■ **WORK INSTRUCTIONS**:
Quote, verbatim, all material below, without pictures.

**** PROVIDED MATERIAL

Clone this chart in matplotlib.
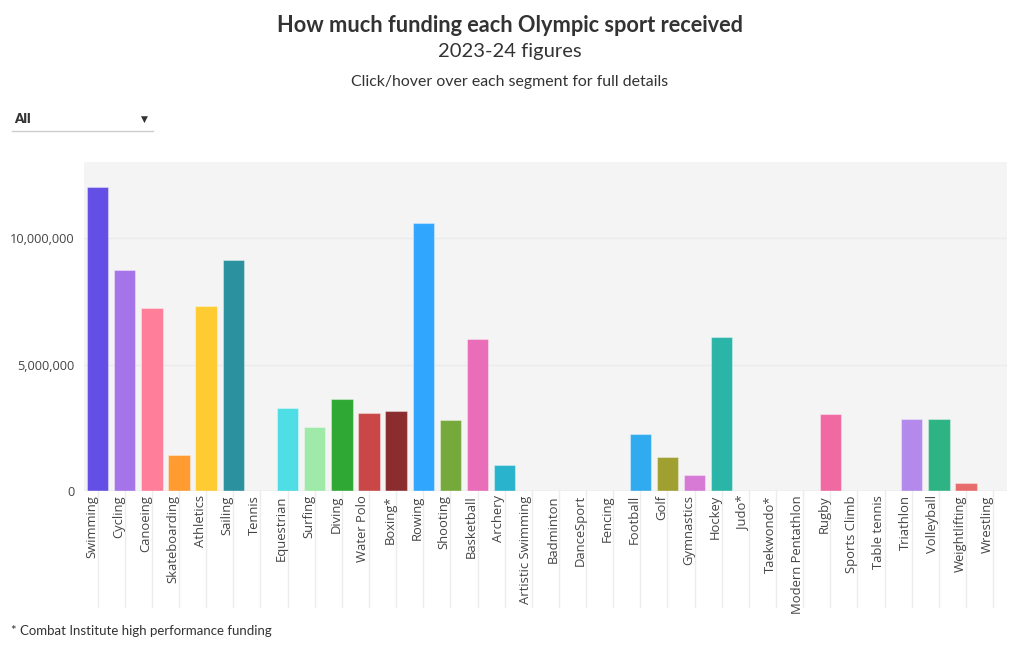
import matplotlib
matplotlib.use("Agg")
import matplotlib.pyplot as plt
import matplotlib.transforms as mtransforms
from matplotlib.ticker import FuncFormatter, FixedLocator

# Olympic sport funding, 2023-24
sports = ["Swimming", "Cycling", "Canoeing", "Skateboarding", "Athletics", "Sailing",
          "Tennis", "Equestrian", "Surfing", "Diving", "Water Polo", "Boxing*",
          "Rowing", "Shooting", "Basketball", "Archery", "Artistic Swimming",
          "Badminton", "DanceSport", "Fencing", "Football", "Golf", "Gymnastics",
          "Hockey", "Judo*", "Taekwondo*", "Modern Pentathlon", "Rugby",
          "Sports Climb", "Table tennis", "Triathlon", "Volleyball",
          "Weightlifting", "Wrestling"]
funding = [12040000, 8750000, 7240000, 1410000, 7330000, 9150000,
           0, 3270000, 2540000, 3640000, 3070000, 3170000,
           10590000, 2820000, 6000000, 1040000, 0,
           0, 0, 0, 2260000, 1360000, 620000,
           6110000, 0, 0, 0, 3060000,
           0, 0, 2840000, 2860000,
           330000, 0]
colors = ["#634ee6", "#a574e8", "#ff7e99", "#ff9b31", "#fecb33", "#2b919e",
          "#888888", "#4fdde6", "#9feaa8", "#2fa834", "#c94747", "#8b2c2e",
          "#31a6fe", "#76a93b", "#e96db8", "#2ab3cd", "#888888",
          "#888888", "#888888", "#888888", "#31abef", "#a0a030", "#d67ad6",
          "#2bb5a9", "#888888", "#888888", "#888888", "#f06aa1",
          "#888888", "#888888", "#b38aec", "#2db384",
          "#e86b6b", "#888888"]

fig = plt.figure(figsize=(10.2, 6.5), dpi=100)
ax = fig.add_axes([84 / 1020, 159 / 650, 922.7 / 1020, 329 / 650])
ax.set_facecolor("#f4f4f4")

x = list(range(len(sports)))
ax.bar(x, funding, width=0.79, color=colors, edgecolor=(1, 1, 1, 0.35), linewidth=0.8, zorder=3)

ax.set_xlim(-0.5, len(sports) - 0.5)
ax.set_ylim(0, 13020000)

ax.yaxis.set_major_locator(FixedLocator([0, 5000000, 10000000]))
ax.yaxis.set_major_formatter(FuncFormatter(lambda v, p: f"{int(v):,}"))
ax.grid(axis="y", color="#ebebeb", linewidth=1, zorder=0)
for s in ax.spines.values():
    s.set_visible(False)
ax.axhline(0, color="#e6e6e6", linewidth=1, zorder=4)

ax.tick_params(axis="y", length=0, pad=7, labelsize=9.2, labelcolor="#444444")
ax.tick_params(axis="x", length=0, pad=3, labelsize=9.4, labelcolor="#444444")
ax.set_xticks(x)
ax.set_xticklabels(sports, rotation=90, ha="center", va="top")
shift = mtransforms.ScaledTranslation(-6 / 100, 0, fig.dpi_scale_trans)
for lbl in ax.get_xticklabels():
    lbl.set_transform(lbl.get_transform() + shift)
for lbl in ax.get_xticklabels() + ax.get_yticklabels():
    lbl.set_family(["Open Sans", "DejaVu Sans"])

# long light tick lines under each category
trans = mtransforms.blended_transform_factory(ax.transData, ax.transAxes)
for xi in x:
    ax.plot([xi, xi], [0, -0.353], transform=trans, color="#ececec", linewidth=1,
            clip_on=False, zorder=1)

# titles
fig.text(0.5, 1 - 25 / 650, "How much funding each Olympic sport received", ha="center",
         va="center", fontsize=15.7, fontweight="bold", color="#333333", family="Lato")
fig.text(0.5, 1 - 51 / 650, "2023-24 figures", ha="center", va="center",
         fontsize=14.5, color="#333333", family="Lato")
fig.text(0.5, 1 - 82 / 650, "Click/hover over each segment for full details", ha="center",
         va="center", fontsize=11.4, color="#333333", family="Lato")

# dropdown look-alike
fig.text(14 / 1020, 1 - 119 / 650, "All", ha="left", va="center", fontsize=9.5,
         fontweight="heavy", color="#333333", family="Lato")
fig.text(144 / 1020, 1 - 119 / 650, "\u25BC", ha="center", va="center", fontsize=6.5,
         color="#333333")
fig.add_artist(plt.Line2D([12 / 1020, 153 / 1020], [1 - 131 / 650, 1 - 131 / 650],
                          color="#cccccc", linewidth=1))

fig.text(11 / 1020, 1 - 631 / 650, "* Combat Institute high performance funding", ha="left",
         va="center", fontsize=9.5, color="#333333", family="Lato")

fig.savefig("out.png", dpi=100)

********

■ **THE OUTPUT**:
Clone this chart in matplotlib.
import matplotlib
matplotlib.use("Agg")
import matplotlib.pyplot as plt
import matplotlib.transforms as mtransforms
from matplotlib.ticker import FuncFormatter, FixedLocator

# Olympic sport funding, 2023-24
sports = ["Swimming", "Cycling", "Canoeing", "Skateboarding", "Athletics", "Sailing",
          "Tennis", "Equestrian", "Surfing", "Diving", "Water Polo", "Boxing*",
          "Rowing", "Shooting", "Basketball", "Archery", "Artistic Swimming",
          "Badminton", "DanceSport", "Fencing", "Football", "Golf", "Gymnastics",
          "Hockey", "Judo*", "Taekwondo*", "Modern Pentathlon", "Rugby",
          "Sports Climb", "Table tennis", "Triathlon", "Volleyball",
          "Weightlifting", "Wrestling"]
funding = [12040000, 8750000, 7240000, 1410000, 7330000, 9150000,
           0, 3270000, 2540000, 3640000, 3070000, 3170000,
           10590000, 2820000, 6000000, 1040000, 0,
           0, 0, 0, 2260000, 1360000, 620000,
           6110000, 0, 0, 0, 3060000,
           0, 0, 2840000, 2860000,
           330000, 0]
colors = ["#634ee6", "#a574e8", "#ff7e99", "#ff9b31", "#fecb33", "#2b919e",
          "#888888", "#4fdde6", "#9feaa8", "#2fa834", "#c94747", "#8b2c2e",
          "#31a6fe", "#76a93b", "#e96db8", "#2ab3cd", "#888888",
          "#888888", "#888888", "#888888", "#31abef", "#a0a030", "#d67ad6",
          "#2bb5a9", "#888888", "#888888", "#888888", "#f06aa1",
          "#888888", "#888888", "#b38aec", "#2db384",
          "#e86b6b", "#888888"]

fig = plt.figure(figsize=(10.2, 6.5), dpi=100)
ax = fig.add_axes([84 / 1020, 159 / 650, 922.7 / 1020, 329 / 650])
ax.set_facecolor("#f4f4f4")

x = list(range(len(sports)))
ax.bar(x, funding, width=0.79, color=colors, edgecolor=(1, 1, 1, 0.35), linewidth=0.8, zorder=3)

ax.set_xlim(-0.5, len(sports) - 0.5)
ax.set_ylim(0, 13020000)

ax.yaxis.set_major_locator(FixedLocator([0, 5000000, 10000000]))
ax.yaxis.set_major_formatter(FuncFormatter(lambda v, p: f"{int(v):,}"))
ax.grid(axis="y", color="#ebebeb", linewidth=1, zorder=0)
for s in ax.spines.values():
    s.set_visible(False)
ax.axhline(0, color="#e6e6e6", linewidth=1, zorder=4)

ax.tick_params(axis="y", length=0, pad=7, labelsize=9.2, labelcolor="#444444")
ax.tick_params(axis="x", length=0, pad=3, labelsize=9.4, labelcolor="#444444")
ax.set_xticks(x)
ax.set_xticklabels(sports, rotation=90, ha="center", va="top")
shift = mtransforms.ScaledTranslation(-6 / 100, 0, fig.dpi_scale_trans)
for lbl in ax.get_xticklabels():
    lbl.set_transform(lbl.get_transform() + shift)
for lbl in ax.get_xticklabels() + ax.get_yticklabels():
    lbl.set_family(["Open Sans", "DejaVu Sans"])

# long light tick lines under each category
trans = mtransforms.blended_transform_factory(ax.transData, ax.transAxes)
for xi in x:
    ax.plot([xi, xi], [0, -0.353], transform=trans, color="#ececec", linewidth=1,
            clip_on=False, zorder=1)

# titles
fig.text(0.5, 1 - 25 / 650, "How much funding each Olympic sport received", ha="center",
         va="center", fontsize=15.7, fontweight="bold", color="#333333", family="Lato")
fig.text(0.5, 1 - 51 / 650, "2023-24 figures", ha="center", va="center",
         fontsize=14.5, color="#333333", family="Lato")
fig.text(0.5, 1 - 82 / 650, "Click/hover over each segment for full details", ha="center",
         va="center", fontsize=11.4, color="#333333", family="Lato")

# dropdown look-alike
fig.text(14 / 1020, 1 - 119 / 650, "All", ha="left", va="center", fontsize=9.5,
         fontweight="heavy", color="#333333", family="Lato")
fig.text(144 / 1020, 1 - 119 / 650, "\u25BC", ha="center", va="center", fontsize=6.5,
         color="#333333")
fig.add_artist(plt.Line2D([12 / 1020, 153 / 1020], [1 - 131 / 650, 1 - 131 / 650],
                          color="#cccccc", linewidth=1))

fig.text(11 / 1020, 1 - 631 / 650, "* Combat Institute high performance funding", ha="left",
         va="center", fontsize=9.5, color="#333333", family="Lato")

fig.savefig("out.png", dpi=100)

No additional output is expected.